Un estudiante ruso de enorme estatura provocaba, sobre todo, el disgusto de Vera. Se llamaba Pedro Afsaguin y era hijo de un pope de una aldea próxima a Moscú.
Sacha le conocía de Rusia. Afsaguin había sido uno de los instigadores del movimiento de 1905.
Preso por la policía y encerrado en la cárcel de Pedro y Paulo durante varios meses, pudo huir con una audacia extraordinaria cuando lo conducían deportado a Siberia.
Afsaguin era casi un gigante, cargado de espaldas, pesado, con ojos azules cándidos, la cara de niño, la nariz de kalmuco, el pelo de azafrán, la barba dorada naciente y la sonrisa ingenua.
Afsaguin solía llevar un gorro negro y un abrigo blanco de sportman, ya un poco raído y estropeado por el uso. Estaba empleado de mecánico en un garaje. Sacha tenía cariño a aquel muchachote grandullón porque sabía que era hombre de un gran espíritu, capaz en algunos momentos de desarrollar una energía salvaje. En cambio. Vera no le hacía ninguna gracia ir al lado de este gigante mal vestido.

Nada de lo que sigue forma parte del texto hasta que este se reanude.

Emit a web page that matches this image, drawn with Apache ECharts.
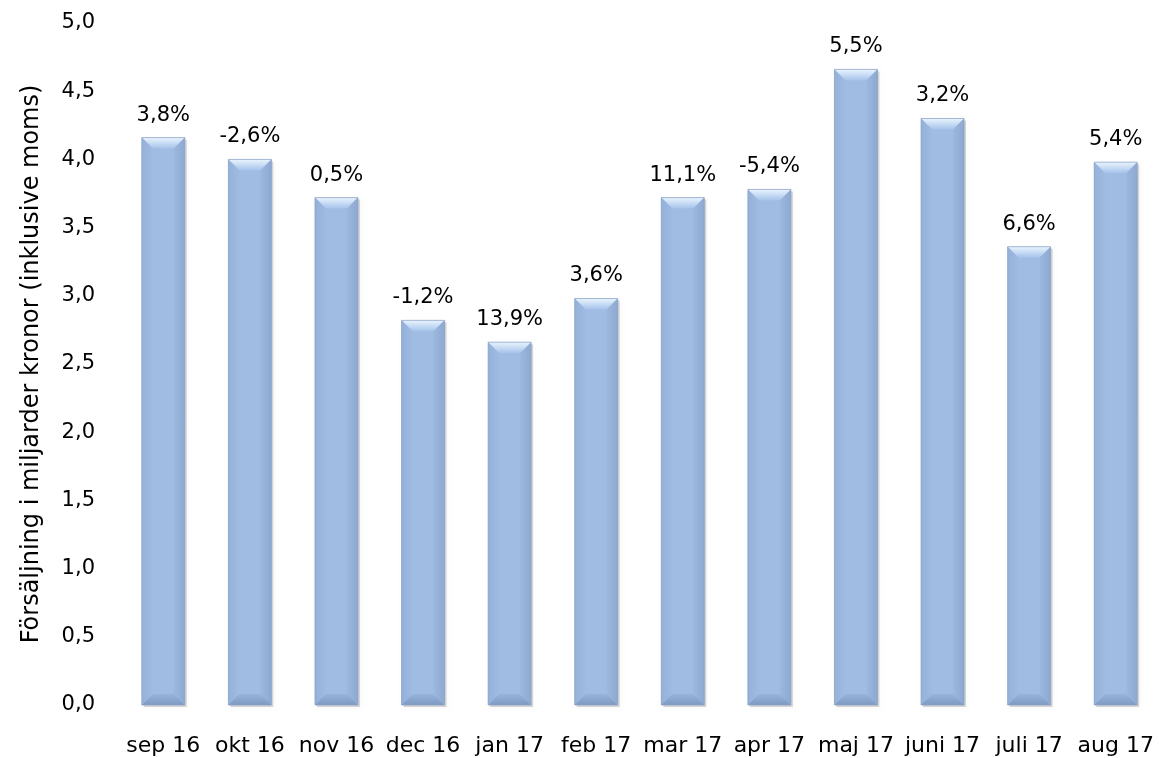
<!DOCTYPE html>
<html><head><meta charset="utf-8">
<script src="https://cdn.jsdelivr.net/npm/echarts@6/dist/echarts.min.js"></script>
<style>html,body{margin:0;padding:0;background:#fff}#c{width:1159px;height:758px}</style>
</head><body><div id="c"></div>
<script>
const categories = ['sep 16','okt 16','nov 16','dec 16','jan 17','feb 17','mar 17','apr 17','maj 17','juni 17','juli 17','aug 17'];
const sales = [4.16, 4.00, 3.72, 2.82, 2.66, 2.98, 3.72, 3.78, 4.66, 4.30, 3.36, 3.98];
const changeLabels = ['3,8%','-2,6%','0,5%','-1,2%','13,9%','3,6%','11,1%','-5,4%','5,5%','3,2%','6,6%','5,4%'];

const chart = echarts.init(document.getElementById('c'));
const font = 'DejaVu Sans';
const fw = 'normal';
const BW = 43, BV = 11;
function renderItem(params, api){
  const i = api.value(0), v = api.value(1);
  const top = api.coord([i, v]), base = api.coord([i, 0]);
  const x0 = top[0]-BW/2, x1 = top[0]+BW/2, y0 = top[1], y1 = base[1];
  const b = Math.min(BV, (y1-y0)/2);
  const poly = (pts, fill) => ({type:'polygon', shape:{points:pts}, style:{fill:fill}});
  return {type:'group', children:[
    {type:'rect', shape:{x:x0+2, y:y0+2, width:BW, height:y1-y0}, style:{fill:'rgba(0,0,0,0.15)', shadowBlur:4, shadowColor:'rgba(0,0,0,0.3)'}},
    {type:'rect', shape:{x:x0, y:y0, width:BW, height:y1-y0}, style:{fill:'#a0bce3'}},
    poly([[x0,y0],[x1,y0],[x1-b,y0+b],[x0+b,y0+b]], {type:'linear',x:0,y:0,x2:0,y2:1,colorStops:[{offset:0,color:'#eaf3fc'},{offset:0.5,color:'#c7dcf5'},{offset:1,color:'#a6c2ea'}]}),
    poly([[x0,y0],[x0+b,y0+b],[x0+b,y1-b],[x0,y1]], {type:'linear',x:0,y:0,x2:1,y2:0,colorStops:[{offset:0,color:'#95b1d9'},{offset:1,color:'#9fbbe2'}]}),
    poly([[x1,y0],[x1-b,y0+b],[x1-b,y1-b],[x1,y1]], {type:'linear',x:0,y:0,x2:1,y2:0,colorStops:[{offset:0,color:'#9cb8df'},{offset:1,color:'#8ea9d1'}]}),
    poly([[x0,y1],[x0+b,y1-b],[x1-b,y1-b],[x1,y1]], {type:'linear',x:0,y:0,x2:0,y2:1,colorStops:[{offset:0,color:'#98b4db'},{offset:1,color:'#7f9ac2'}]}),
    {type:'rect', shape:{x:x0, y:y0, width:BW, height:y1-y0}, style:{fill:'none', stroke:'#8aa2c6', lineWidth:0.7}},
    {type:'text', x:top[0], y:y0-12, style:{text:changeLabels[i], fill:'#000', font:fw+' 21px "'+font+'"', align:'center', verticalAlign:'bottom'}}
  ]};
}
chart.setOption({
  animation:false,
  grid:{left:120,right:-4,top:23,bottom:53,containLabel:false},
  xAxis:{type:'category',data:categories,
    axisLine:{show:false},axisTick:{show:false},
    axisLabel:{color:'#000',fontSize:22,fontWeight:fw,fontFamily:font,margin:30,interval:0,hideOverlap:false}},
  yAxis:{type:'value',min:0,max:5,interval:0.5,
    name:'Försäljning i miljarder kronor (inklusive moms)',nameLocation:'middle',nameGap:76,
    nameTextStyle:{color:'#000',fontSize:24,fontWeight:fw,fontFamily:font},
    axisLine:{show:false},axisTick:{show:false},splitLine:{show:false},
    axisLabel:{color:'#000',fontSize:21,fontWeight:fw,fontFamily:font,margin:25,
      formatter:v=>v.toFixed(1).replace('.',',')}},
  series:[{type:'custom',renderItem:renderItem,
    data:sales.map((v,i)=>[i,v]),encode:{x:0,y:1}}]
});
</script></body></html>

Pensaba que a su lado parecía más pequeña y que les quitaba a Sacha y a ella, cuando les acompañaba, todo aspecto elegante y refinado.
Afsaguin era como la representación de la estepa en medio de la civilización occidental.
Los domingos lluviosos, Vera iba desde por la mañana a casa de su amiga, comía en la pensión de madame Frossard y pasaba allí todo el día. Solían recibir las dos algunas visitas de compatriotas.
Por la tarde. Vera, en un cazo y con la maquinilla de alcohol, se dedicaba a hacer compotas y dulces para tomar con el té. Todas las cosas de azúcar le encantaban. Decía muchas veces, provocando una cómica protesta de Sacha: «Creo, la verdad, que tengo más condiciones para cocinera que para médica».